Search code examples
tensorflowdeep-learningcomputer-visionconv-neural-networkmobilenet

Mobilenet architecture


enter image description here

The above figure contains the mobilenet architecture, In the very first row the input size is mentioned as 224x224x3 and filter shape of 3x3x3x32 and a stride of 2. If we apply the formula for out_size = ((input_size - filter_size + 2*padding)/stride)+1,(padding = 0) we get out_size as (224-3+2(0))/2 + 1 = 111.5 , but in the second row the input size is mentioned as 112x112x32. I'm new to these concecpts, can anyone explain me where i am going wrong?


Solution

  • You are not wrong, without padding the output shape of the first 2D convolution layer would not be adequate.
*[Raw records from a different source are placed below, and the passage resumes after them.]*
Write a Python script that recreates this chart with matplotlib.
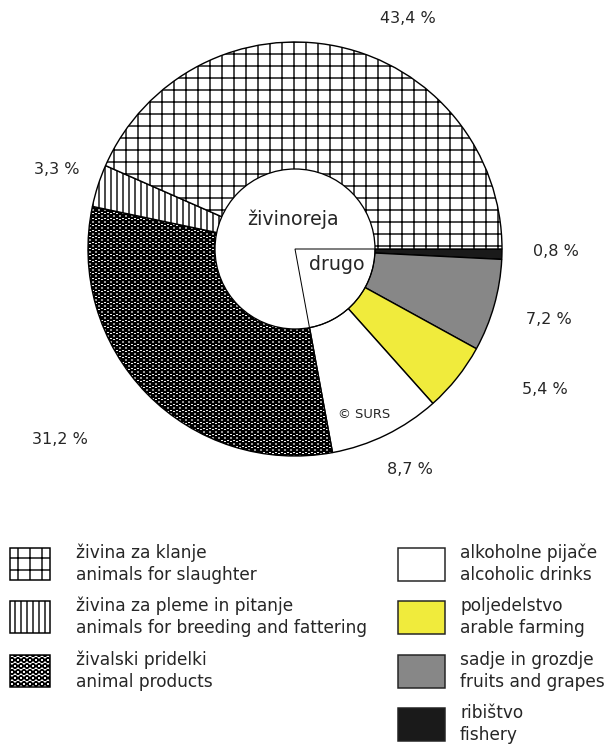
import matplotlib
matplotlib.use("Agg")
import matplotlib.pyplot as plt
from matplotlib.patches import Circle, Wedge, Rectangle

# ---- data ----
categories = ["ribištvo", "sadje in grozdje", "poljedelstvo", "alkoholne pijače",
              "živalski pridelki", "živina za pleme in pitanje", "živina za klanje"]
values = [0.8, 7.2, 5.4, 8.7, 31.2, 3.3, 43.4]
value_labels = ["0,8 %", "7,2 %", "5,4 %", "8,7 %", "31,2 %", "3,3 %", "43,4 %"]
colors = ["#1a1a1a", "#878787", "#f0eb3c", "#ffffff", "#ffffff", "#ffffff", "#ffffff"]
hatches = [None, None, None, None, "OO", "||", "+"]
other_group = ["ribištvo", "sadje in grozdje", "poljedelstvo", "alkoholne pijače"]

legend_left = [("živina za klanje", "animals for slaughter"),
               ("živina za pleme in pitanje", "animals for breeding and fattering"),
               ("živalski pridelki", "animal products")]
legend_left_keys = ["živina za klanje", "živina za pleme in pitanje", "živalski pridelki"]
legend_right = [("alkoholne pijače", "alcoholic drinks"),
                ("poljedelstvo", "arable farming"),
                ("sadje in grozdje", "fruits and grapes"),
                ("ribištvo", "fishery")]

W, H, DPI = 609, 745, 72
plt.rcParams['font.family'] = ['DejaVu Sans']
plt.rcParams['hatch.linewidth'] = 1.4
TXT = "#262626"

fig = plt.figure(figsize=(W / DPI, H / DPI), dpi=DPI)
fig.patch.set_facecolor("white")

# pie axes: center (295,249) px, radius 207 px
cx, cy, R = 295, 249, 207
ax = fig.add_axes([(cx - R) / W, 1 - (cy + R) / H, 2 * R / W, 2 * R / H])

wedges, _ = ax.pie(values, colors=colors, startangle=0, counterclock=False, radius=1,
                   wedgeprops=dict(edgecolor="black", linewidth=1.4))
ax.set_xlim(-1, 1)
ax.set_ylim(-1, 1)
ax.set_aspect("equal")
ax.axis("off")
for w, h in zip(wedges, hatches):
    if h:
        w.set_hatch(h)
        if h.startswith("O"):
            try:
                w.set_hatch_linewidth(1.9)
            except AttributeError:
                w._hatch_linewidth = 1.9

# donut hole
r_in = 80 / R
ax.add_patch(Circle((0, 0), r_in, facecolor="white", edgecolor="black", lw=1.3, zorder=5))
other_share = sum(v for c, v in zip(categories, values) if c in other_group)
theta1 = -other_share / sum(values) * 360
ax.add_patch(Wedge((0, 0), r_in, theta1, 0, facecolor="none", edgecolor="black", lw=1.0, zorder=6))

def px(x, y):
    return ((x - cx) / R, (cy - y) / R)

ax.text(*px(293, 219), "živinoreja", fontsize=19, ha="center", va="center", color=TXT, zorder=7)
ax.text(*px(337, 265), "drugo", fontsize=19, ha="center", va="center", color=TXT, zorder=7)
ax.text(*px(364, 415), "© SURS", fontsize=13, ha="center", va="center", color=TXT, zorder=7)

label_pos = [(556, 252), (549, 320), (545, 390), (410, 470), (60, 440), (57, 170), (408, 18)]
for lab, (x, y) in zip(value_labels, label_pos):
    ax.text(*px(x, y), lab, fontsize=16, ha="center", va="center", color=TXT, clip_on=False)

# legend in pixel coordinates
lg = fig.add_axes([0, 0, 1, 1], zorder=-1)
lg.set_xlim(0, W)
lg.set_ylim(H, 0)
lg.axis("off")

row_y = [564, 617, 671, 724]
for (sl, en), key, y in zip(legend_left, legend_left_keys, row_y):
    i = categories.index(key)
    p = Rectangle((10, y - 16), 40, 32, facecolor=colors[i], edgecolor="black",
                  lw=1.5, hatch=hatches[i])
    lg.add_patch(p)
    lg.text(76, y - 11, sl, fontsize=17, va="center", ha="left", color=TXT)
    lg.text(76, y + 11, en, fontsize=17, va="center", ha="left", color=TXT)

for (sl, en), y in zip(legend_right, row_y):
    i = categories.index(sl)
    lg.add_patch(Rectangle((398, y - 16), 47, 33, facecolor=colors[i], edgecolor="#222222",
                           lw=1.5, hatch=hatches[i]))
    lg.text(460, y - 11, sl, fontsize=17, va="center", ha="left", color=TXT)
    lg.text(460, y + 11, en, fontsize=17, va="center", ha="left", color=TXT)

fig.savefig("out.png", dpi=DPI, facecolor="white")
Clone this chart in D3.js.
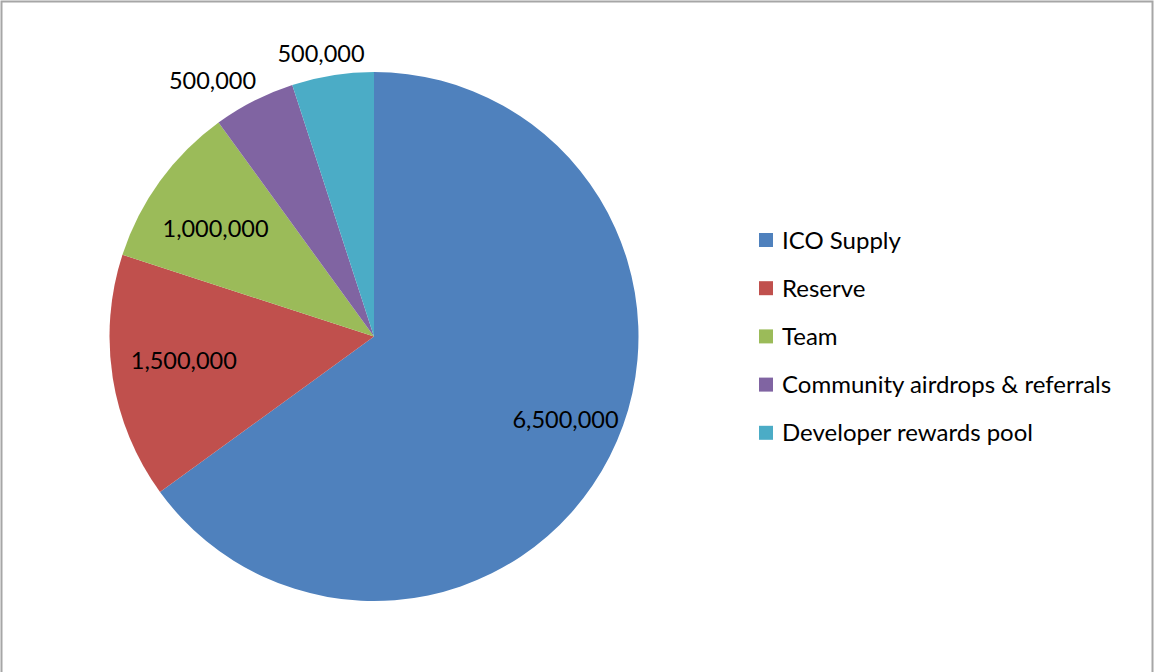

    To implement it, you must set a padding to one side of the left-right dimension, and a padding to one side of the top-bottom dimension. That way you'll have an input shape of 225x225x3, which will yield the correct output shape after 2Dconvolution of stride 2 and kernel 3x3.

    With PyTorch, you can simply set padding=1 in

    torch.nn.Conv2d(in_channels=3, out_channels=32, kernel_size=(3,3), stride=2, padding=1)
    

    It will understand that padding on both side of each dimension will not be possible, and return an output of shape (112, 112, 32).